■ EXERCISE TASK:
Locate the lines of the listing below that hold "this", then copy each of them.

■ PROVIDED RECORDS:
=-=-=
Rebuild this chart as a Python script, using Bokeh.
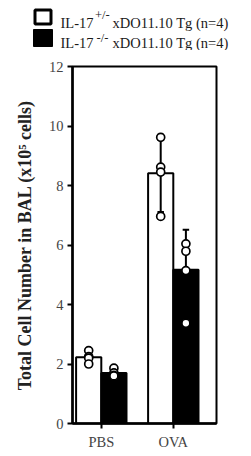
from bokeh.plotting import figure
from bokeh.models import Range1d, FixedTicker
from bokeh.layouts import column
from bokeh.embed import file_html
from bokeh.resources import INLINE
from bokeh.core.properties import value

# ---- data ----
categories = ["PBS", "OVA"]
cat_pos = [1, 2]
group_base = "IL-17"
group_sup = ["+/-", "-/-"]
group_rest = "xDO11.10 Tg (n=4)"
group_fill = ["white", "black"]
het_mean = [2.23, 8.41]
het_sd = [0.2, 1.3]
ko_mean = [1.70, 5.17]
ko_sd = [0.12, 1.34]
het_pbs_pts = [2.45, 2.25, 2.2, 2.0]
het_ova_pts = [9.62, 8.62, 8.45, 6.96]
ko_pbs_pts = [1.86, 1.7, 1.62, 1.6]
ko_ova_pts = [6.04, 5.79, 5.14, 3.37]
y_ticks = [0, 2, 4, 6, 8, 10, 12]
y_label = "Total Cell Number in BAL (x10\u2075 cells)"

FONT = "Liberation Serif"
BW = 0.35
CAP = 0.045

W = 251
LH = 50          # legend strip height
H = 456 - LH     # main figure height
FL, FR, FT, FB = 72, 216, 66 - LH, 423 - LH

het_x = [c - BW / 2 for c in cat_pos]
ko_x = [c + BW / 2 for c in cat_pos]

# ---- legend strip (page-pixel coordinates) ----
lf = figure(width=W, height=LH, x_range=Range1d(0, W), y_range=Range1d(LH, 0),
            output_backend="svg", toolbar_location=None, min_border=0,
            x_axis_type=None, y_axis_type=None)
lf.grid.visible = False
lf.outline_line_color = None
lf.background_fill_color = None
lf.border_fill_color = None
lf.quad(left=[34.5], right=[50.5], top=[9.5], bottom=[23.5],
        fill_color=group_fill[0], line_color="black", line_width=3)
lf.quad(left=[33], right=[52], top=[29], bottom=[46],
        fill_color=group_fill[1], line_color="black", line_width=1)
lf.text(x=[60, 60], y=[22, 42], text=[group_base, group_base],
        text_font=value(FONT), text_font_size="14.5px", text_color="#1a1a1a",
        text_baseline="alphabetic", text_align="left")
lf.text(x=[94.5, 96], y=[14.5, 37], text=group_sup,
        text_font=value(FONT), text_font_size="12.5px", text_color="#1a1a1a",
        text_baseline="alphabetic", text_align="left")
lf.text(x=[112, 112], y=[22, 42], text=[group_rest, group_rest],
        text_font=value(FONT), text_font_size="14.5px", text_color="#1a1a1a",
        text_baseline="alphabetic", text_align="left")

# ---- main figure ----
p = figure(width=W, height=H, x_range=Range1d(0.6, 2.6), y_range=Range1d(0, 12),
           output_backend="svg", toolbar_location=None,
           min_border_left=FL, min_border_right=W - FR,
           min_border_top=FT, min_border_bottom=H - FB)
p.grid.visible = False
p.outline_line_color = "black"
p.outline_line_width = 2

for fig in (lf, p):
    if "frame_align" in fig.properties():
        fig.frame_align = False

p.vbar(x=het_x, top=het_mean, width=BW, fill_color="white", line_color="black", line_width=2)
p.vbar(x=ko_x, top=ko_mean, width=BW, fill_color="black", line_color="black", line_width=2)

# error bars (mean +/- SD)
for xs, m, s in ((het_x, het_mean, het_sd), (ko_x, ko_mean, ko_sd)):
    lo = [a - b for a, b in zip(m, s)]
    hi = [a + b for a, b in zip(m, s)]
    p.segment(x0=xs, y0=lo, x1=xs, y1=hi, line_color="black", line_width=2)
    p.segment(x0=[x - CAP for x in xs], y0=hi, x1=[x + CAP for x in xs], y1=hi,
              line_color="black", line_width=2)
    p.segment(x0=[x - CAP for x in xs], y0=lo, x1=[x + CAP for x in xs], y1=lo,
              line_color="black", line_width=2)

# individual animals
pts_sets = [(het_x[0], het_pbs_pts), (het_x[1], het_ova_pts),
            (ko_x[0], ko_pbs_pts), (ko_x[1], ko_ova_pts)]
px, py = [], []
for xc, vals in pts_sets:
    px += [xc] * len(vals)
    py += vals
p.scatter(x=px, y=py, marker="circle", size=8, fill_color="white",
          line_color="black", line_width=1.7)

# axes
for ax in (p.xaxis[0], p.yaxis[0]):
    ax.axis_line_width = 2.5
    ax.axis_line_color = "black"
    ax.major_tick_line_width = 2
    ax.major_tick_line_color = "black"
    ax.major_tick_in = 0
    ax.major_tick_out = 5
    ax.minor_tick_line_color = None
    ax.major_label_text_font = FONT
    ax.major_label_text_font_size = "14.5px"
    ax.major_label_text_color = "#444"

p.xaxis.ticker = FixedTicker(ticks=cat_pos)
p.xaxis.major_label_overrides = {c: n for c, n in zip(cat_pos, categories)}
p.xaxis.major_label_standoff = 5

p.yaxis.ticker = FixedTicker(ticks=y_ticks)
p.yaxis.major_label_standoff = 4
p.yaxis.axis_label = y_label
p.yaxis.axis_label_text_font = FONT
p.yaxis.axis_label_text_font_size = "18px"
p.yaxis.axis_label_text_font_style = "bold"
p.yaxis.axis_label_text_color = "#222"
p.yaxis.axis_label_standoff = 11

layout = column(lf, p, spacing=0)
open("out.html", "w").write(file_html(layout, INLINE))
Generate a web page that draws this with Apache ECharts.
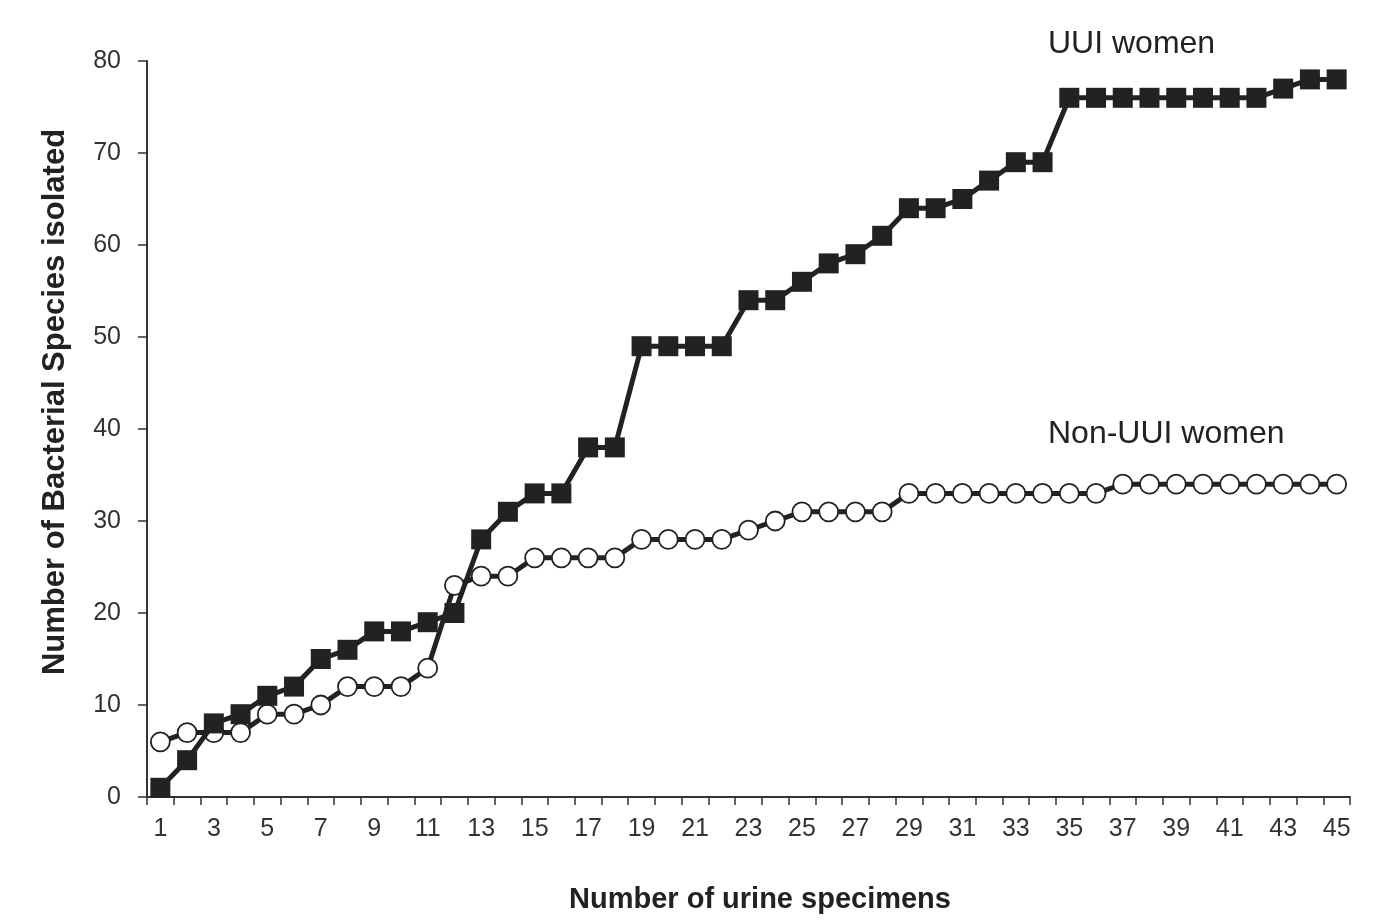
=-=-=
■ TASK RESULT:
Rebuild this chart as a Python script, using Bokeh.
Generate a web page that draws this with Apache ECharts.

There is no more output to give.